"""

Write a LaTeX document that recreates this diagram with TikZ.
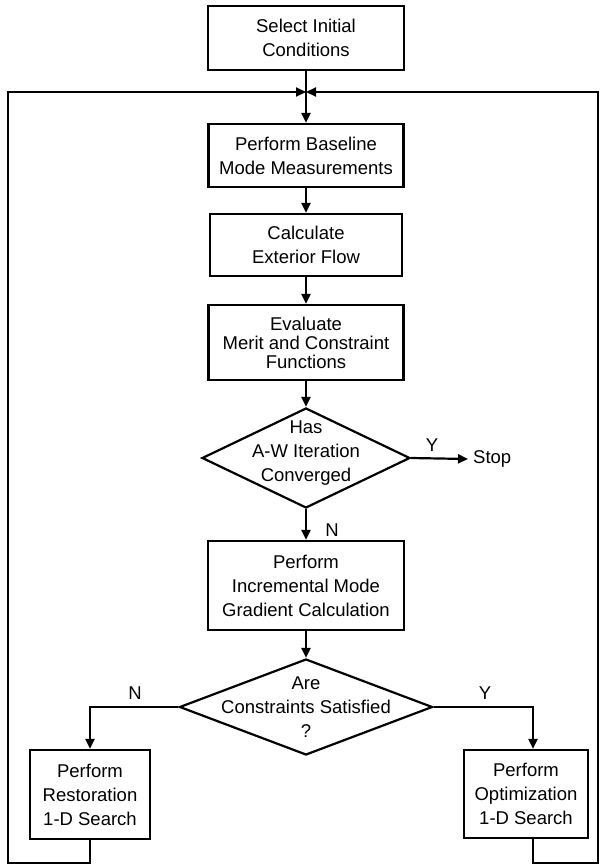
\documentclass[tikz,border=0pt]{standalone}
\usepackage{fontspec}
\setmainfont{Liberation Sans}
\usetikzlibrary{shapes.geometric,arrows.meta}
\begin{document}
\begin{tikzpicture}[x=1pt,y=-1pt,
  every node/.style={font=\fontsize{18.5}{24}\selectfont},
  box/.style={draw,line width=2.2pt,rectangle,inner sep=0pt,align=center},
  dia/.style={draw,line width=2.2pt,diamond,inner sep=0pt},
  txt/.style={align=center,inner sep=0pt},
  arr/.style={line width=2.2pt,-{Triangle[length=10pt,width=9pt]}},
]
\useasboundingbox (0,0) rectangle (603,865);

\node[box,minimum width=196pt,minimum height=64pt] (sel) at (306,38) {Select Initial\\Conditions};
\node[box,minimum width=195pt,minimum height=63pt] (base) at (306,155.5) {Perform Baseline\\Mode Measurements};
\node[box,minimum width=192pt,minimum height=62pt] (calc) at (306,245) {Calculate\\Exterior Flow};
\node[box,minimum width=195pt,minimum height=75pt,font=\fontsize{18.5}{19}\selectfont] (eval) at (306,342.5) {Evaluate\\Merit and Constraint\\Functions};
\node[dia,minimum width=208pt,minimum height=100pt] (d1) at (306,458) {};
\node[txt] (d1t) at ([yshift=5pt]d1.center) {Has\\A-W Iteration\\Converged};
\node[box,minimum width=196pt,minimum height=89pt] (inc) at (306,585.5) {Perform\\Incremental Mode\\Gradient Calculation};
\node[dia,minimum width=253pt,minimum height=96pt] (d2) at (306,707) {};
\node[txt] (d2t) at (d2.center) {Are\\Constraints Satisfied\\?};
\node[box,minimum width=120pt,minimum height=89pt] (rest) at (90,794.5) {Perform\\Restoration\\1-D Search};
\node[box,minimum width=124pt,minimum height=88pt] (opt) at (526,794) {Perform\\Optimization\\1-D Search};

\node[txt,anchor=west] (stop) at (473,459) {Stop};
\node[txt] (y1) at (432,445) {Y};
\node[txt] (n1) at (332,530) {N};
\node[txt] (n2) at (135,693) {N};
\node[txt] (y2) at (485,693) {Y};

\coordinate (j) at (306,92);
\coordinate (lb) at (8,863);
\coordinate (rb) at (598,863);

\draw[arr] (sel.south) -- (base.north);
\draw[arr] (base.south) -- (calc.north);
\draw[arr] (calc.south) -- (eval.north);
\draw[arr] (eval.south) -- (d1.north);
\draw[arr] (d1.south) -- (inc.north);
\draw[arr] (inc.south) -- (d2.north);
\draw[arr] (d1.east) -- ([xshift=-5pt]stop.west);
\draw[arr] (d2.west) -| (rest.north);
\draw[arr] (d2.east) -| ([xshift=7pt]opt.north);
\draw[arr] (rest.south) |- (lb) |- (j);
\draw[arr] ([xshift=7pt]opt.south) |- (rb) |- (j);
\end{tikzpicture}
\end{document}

"""

### Directions for this task
Pictures are excluded; output everything else in the data verbatim.

### Reply
Write a LaTeX document that recreates this diagram with TikZ.
\documentclass[tikz,border=0pt]{standalone}
\usepackage{fontspec}
\setmainfont{Liberation Sans}
\usetikzlibrary{shapes.geometric,arrows.meta}
\begin{document}
\begin{tikzpicture}[x=1pt,y=-1pt,
  every node/.style={font=\fontsize{18.5}{24}\selectfont},
  box/.style={draw,line width=2.2pt,rectangle,inner sep=0pt,align=center},
  dia/.style={draw,line width=2.2pt,diamond,inner sep=0pt},
  txt/.style={align=center,inner sep=0pt},
  arr/.style={line width=2.2pt,-{Triangle[length=10pt,width=9pt]}},
]
\useasboundingbox (0,0) rectangle (603,865);

\node[box,minimum width=196pt,minimum height=64pt] (sel) at (306,38) {Select Initial\\Conditions};
\node[box,minimum width=195pt,minimum height=63pt] (base) at (306,155.5) {Perform Baseline\\Mode Measurements};
\node[box,minimum width=192pt,minimum height=62pt] (calc) at (306,245) {Calculate\\Exterior Flow};
\node[box,minimum width=195pt,minimum height=75pt,font=\fontsize{18.5}{19}\selectfont] (eval) at (306,342.5) {Evaluate\\Merit and Constraint\\Functions};
\node[dia,minimum width=208pt,minimum height=100pt] (d1) at (306,458) {};
\node[txt] (d1t) at ([yshift=5pt]d1.center) {Has\\A-W Iteration\\Converged};
\node[box,minimum width=196pt,minimum height=89pt] (inc) at (306,585.5) {Perform\\Incremental Mode\\Gradient Calculation};
\node[dia,minimum width=253pt,minimum height=96pt] (d2) at (306,707) {};
\node[txt] (d2t) at (d2.center) {Are\\Constraints Satisfied\\?};
\node[box,minimum width=120pt,minimum height=89pt] (rest) at (90,794.5) {Perform\\Restoration\\1-D Search};
\node[box,minimum width=124pt,minimum height=88pt] (opt) at (526,794) {Perform\\Optimization\\1-D Search};

\node[txt,anchor=west] (stop) at (473,459) {Stop};
\node[txt] (y1) at (432,445) {Y};
\node[txt] (n1) at (332,530) {N};
\node[txt] (n2) at (135,693) {N};
\node[txt] (y2) at (485,693) {Y};

\coordinate (j) at (306,92);
\coordinate (lb) at (8,863);
\coordinate (rb) at (598,863);

\draw[arr] (sel.south) -- (base.north);
\draw[arr] (base.south) -- (calc.north);
\draw[arr] (calc.south) -- (eval.north);
\draw[arr] (eval.south) -- (d1.north);
\draw[arr] (d1.south) -- (inc.north);
\draw[arr] (inc.south) -- (d2.north);
\draw[arr] (d1.east) -- ([xshift=-5pt]stop.west);
\draw[arr] (d2.west) -| (rest.north);
\draw[arr] (d2.east) -| ([xshift=7pt]opt.north);
\draw[arr] (rest.south) |- (lb) |- (j);
\draw[arr] ([xshift=7pt]opt.south) |- (rb) |- (j);
\end{tikzpicture}
\end{document}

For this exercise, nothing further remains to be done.